EXERCISE - From the data that follows, copy every line holding the string "page".

MATERIAL PROVIDED -
■ ■ ■ ■
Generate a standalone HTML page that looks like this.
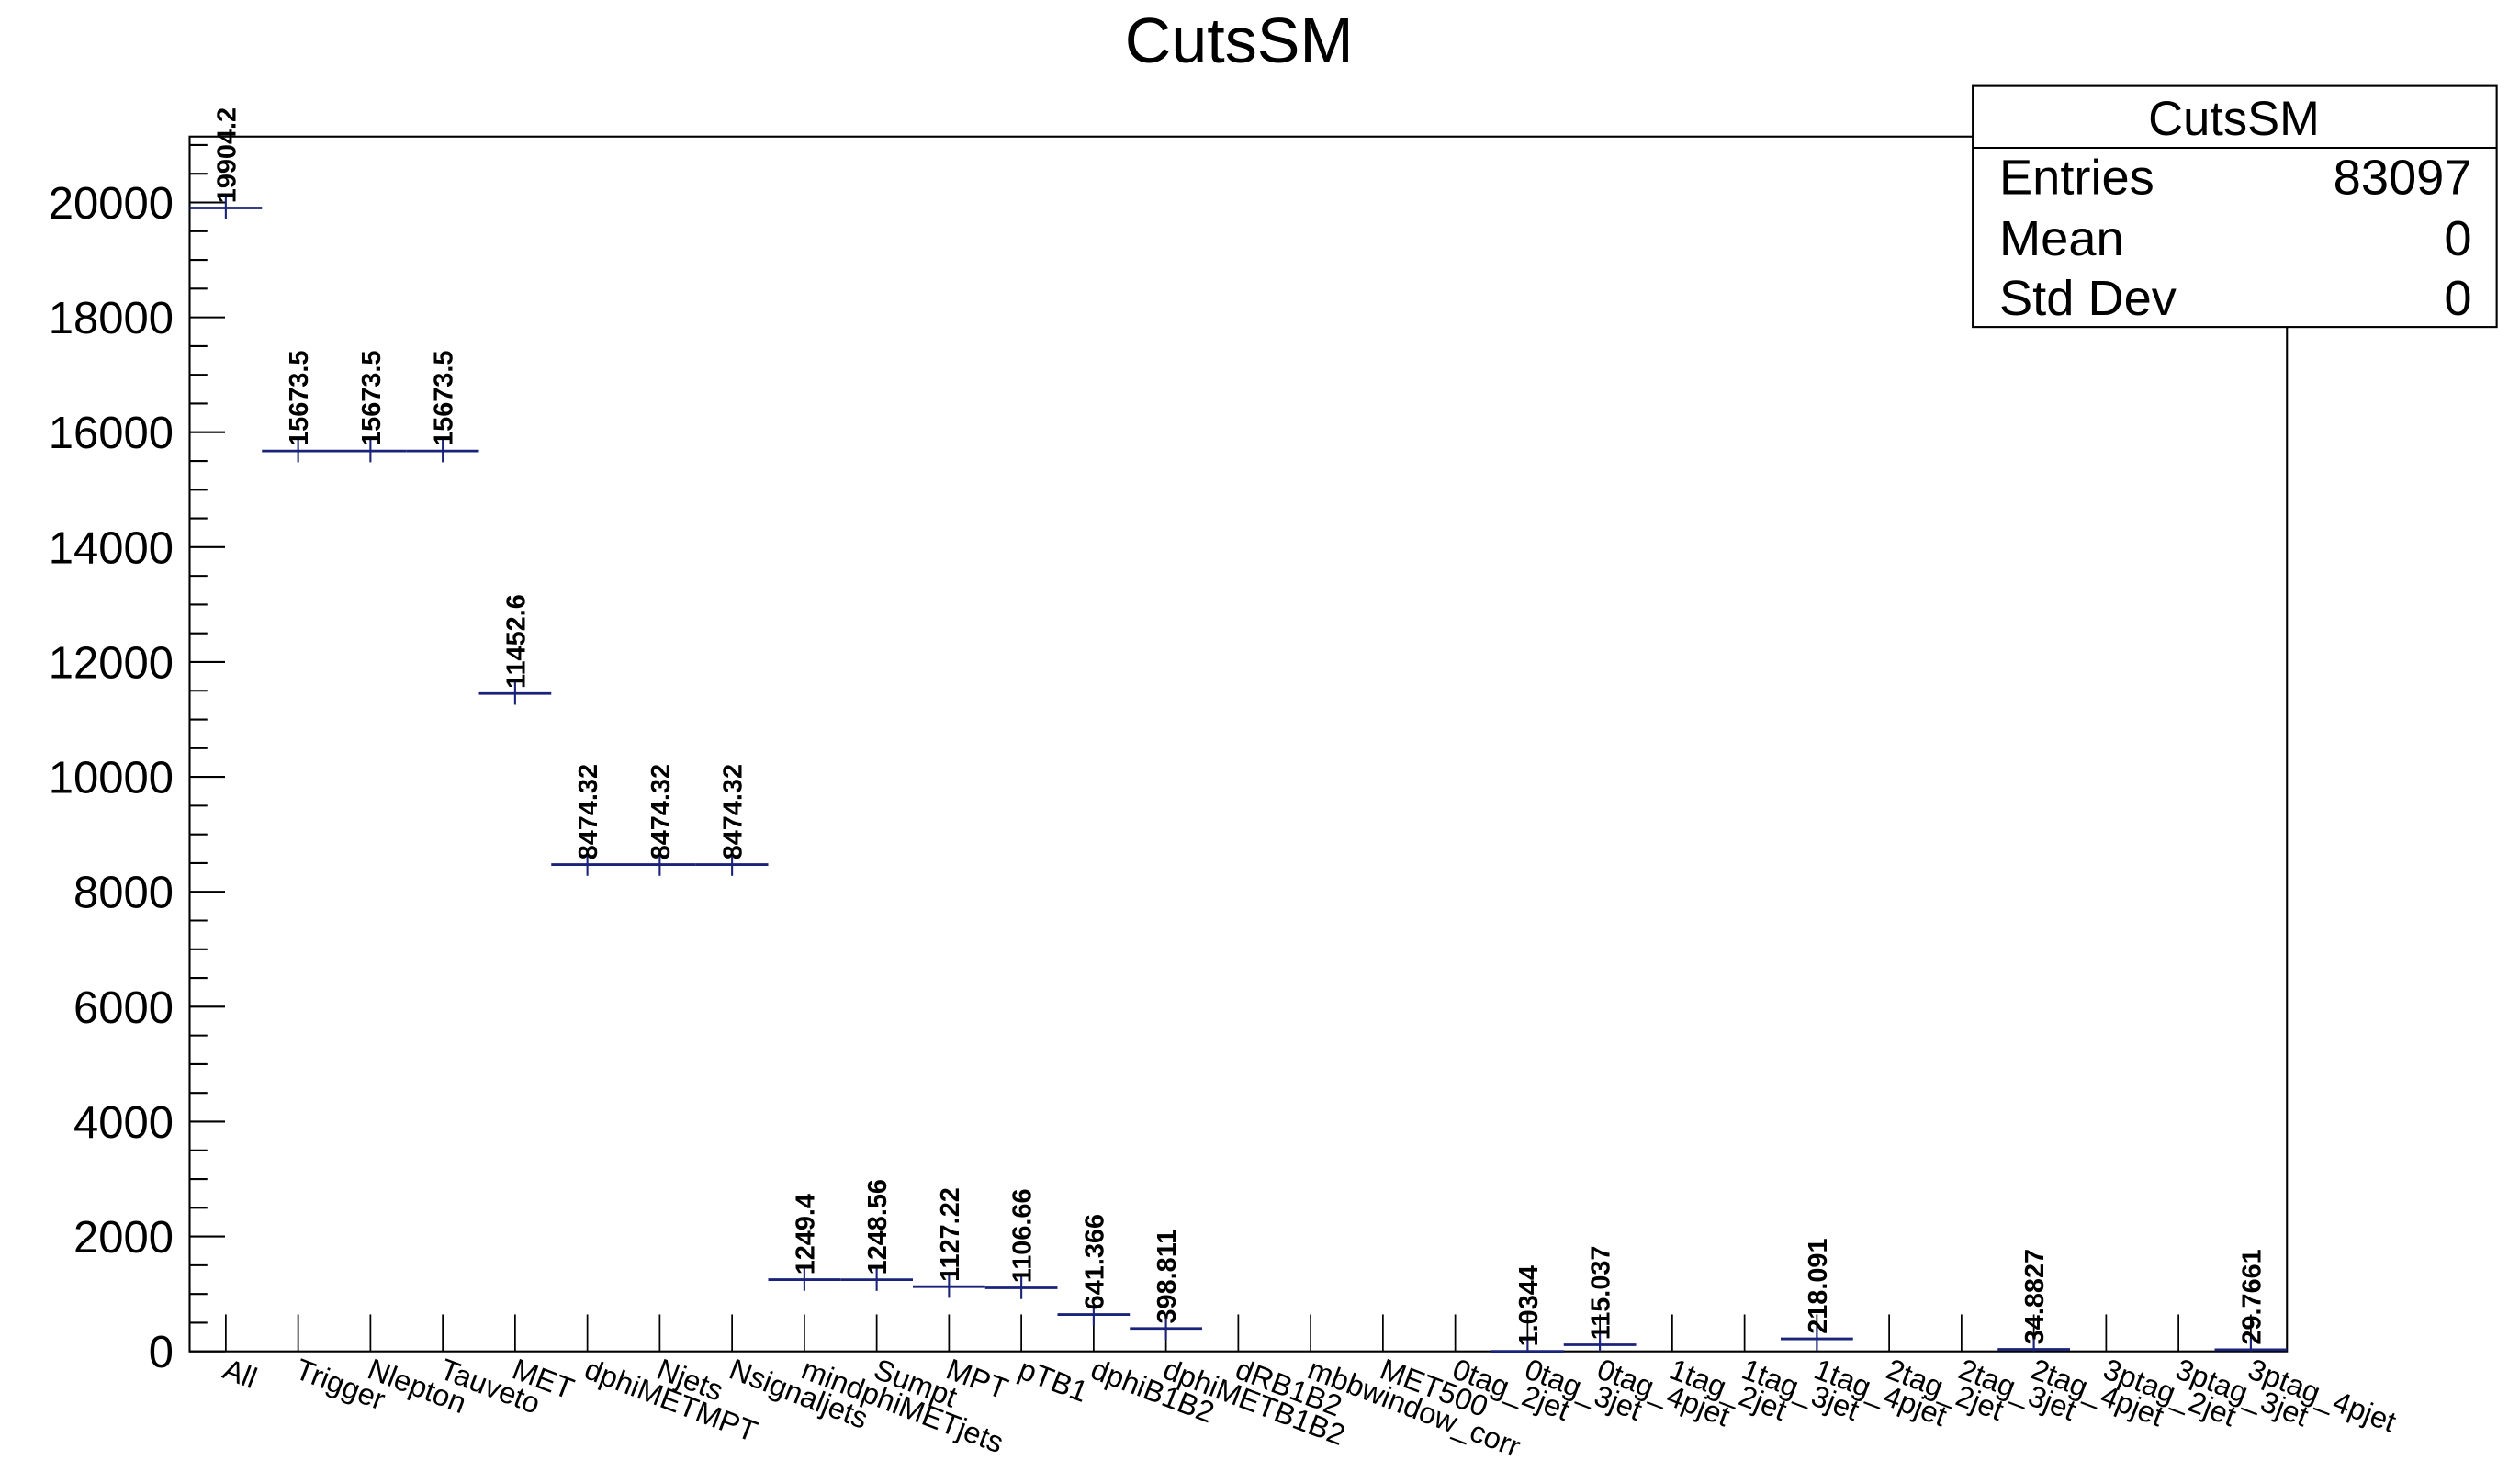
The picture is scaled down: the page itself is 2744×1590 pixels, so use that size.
<!DOCTYPE html>
<html><head><meta charset="utf-8"><style>
html,body{margin:0;padding:0;background:#fff;}
svg{display:block;}
text{font-family:"Liberation Sans",Arial,sans-serif;}
</style></head><body>
<svg id="chart" width="2744" height="1590" viewBox="0 0 1568 908.6" preserveAspectRatio="none" xmlns="http://www.w3.org/2000/svg">
<rect x="0" y="0" width="1568" height="909" fill="#fff"/>
<text x="771" y="39" font-size="40" text-anchor="middle">CutsSM</text>
<g id="plot"></g>
<g>
<rect x="1227.5" y="53.5" width="326" height="150" fill="#fff" stroke="#000" stroke-width="1.2"/>
<line x1="1227.5" y1="92" x2="1553.5" y2="92" stroke="#000" stroke-width="1.2"/>
<text x="1390" y="84" font-size="30" text-anchor="middle">CutsSM</text>
<text x="1244" y="121" font-size="31">Entries</text>
<text x="1538" y="121" font-size="31" text-anchor="end">83097</text>
<text x="1244" y="159" font-size="31">Mean</text>
<text x="1538" y="159" font-size="31" text-anchor="end">0</text>
<text x="1244" y="196" font-size="31">Std Dev</text>
<text x="1538" y="196" font-size="31" text-anchor="end">0</text>
</g>
</svg>
<script>
const categories = ["All","Trigger","Nlepton","Tauveto","MET","dphiMETMPT","Njets","Nsignaljets","mindphiMETjets","Sumpt","MPT","pTB1","dphiB1B2","dphiMETB1B2","dRB1B2","mbbwindow_corr","MET500","0tag_2jet","0tag_3jet","0tag_4pjet","1tag_2jet","1tag_3jet","1tag_4pjet","2tag_2jet","2tag_3jet","2tag_4pjet","3ptag_2jet","3ptag_3jet","3ptag_4pjet"];
const values = [19904.2,15673.5,15673.5,15673.5,11452.6,8474.32,8474.32,8474.32,1249.4,1248.56,1127.22,1106.66,641.366,398.811,0,0,0,0,1.0344,115.037,0,0,218.091,0,0,34.8827,0,0,29.7661];
const valueLabels = ["19904.2","15673.5","15673.5","15673.5","11452.6","8474.32","8474.32","8474.32","1249.4","1248.56","1127.22","1106.66","641.366","398.811","","","","","1.0344","115.037","","","218.091","","","34.8827","","","29.7661"];
const yTicks = [0,2000,4000,6000,8000,10000,12000,14000,16000,18000,20000];

const NS="http://www.w3.org/2000/svg";
const L=118,R=1423,T=85,B=841;
const yMax=(B-T)/((B-126)/20000);
function y(v){return B-(B-126)*v/20000;}
const bw=(R-L)/categories.length;
function xc(i){return L+bw*(i+0.5);}
const g=document.getElementById('plot');
function mk(tag,attrs){const e=document.createElementNS(NS,tag);for(const k in attrs)e.setAttribute(k,attrs[k]);g.appendChild(e);return e;}

const frame=mk('rect',{x:L,y:T,width:R-L,height:B-T,fill:'none',stroke:'#000','stroke-width':1.2});



for(let v=0; v<=yMax; v+=500){
  const major=(v%2000===0);
  const t=mk('line',{x1:L,y1:y(v),x2:L+(major?22:11),y2:y(v),stroke:'#000','stroke-width':1.2});
  
  
}
yTicks.forEach(v=>{
  const t=mk('text',{x:108,y:y(v)+10,'font-size':28,'text-anchor':'end'});
  t.textContent=v;
  
  
});

categories.forEach((c,i)=>{
  const x=xc(i);
  const tk=mk('line',{x1:x,y1:B,x2:x,y2:B-23,stroke:'#000','stroke-width':1});
  
  
  const lb=mk('text',{x:0,y:0,'font-size':18.5,transform:`translate(${x-3},${857}) rotate(21)`});
  lb.textContent=c;
  
  
  const v=values[i];
  if(v>0){
    const yy=y(v);
    const h=mk('line',{x1:L+bw*i,y1:yy,x2:L+bw*(i+1),y2:yy,stroke:'#1a237a','stroke-width':1.6});
    
    
    const e=mk('line',{x1:x,y1:Math.max(yy-7,T),x2:x,y2:Math.min(yy+7,B),stroke:'#1a237a','stroke-width':1.2});
    
    
  }
  if(valueLabels[i]){
    const ty=Math.min(y(v)-3,B-3);
    const vl=mk('text',{x:0,y:0,'font-size':16.5,'font-weight':'bold',transform:`translate(${x+6},${ty}) rotate(-90)`});
    vl.textContent=valueLabels[i];
    
    
  }
});
</script>
</body></html>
■ ■ ■ ■
WRITTEN SOLUTION -
Generate a standalone HTML page that looks like this.
The picture is scaled down: the page itself is 2744×1590 pixels, so use that size.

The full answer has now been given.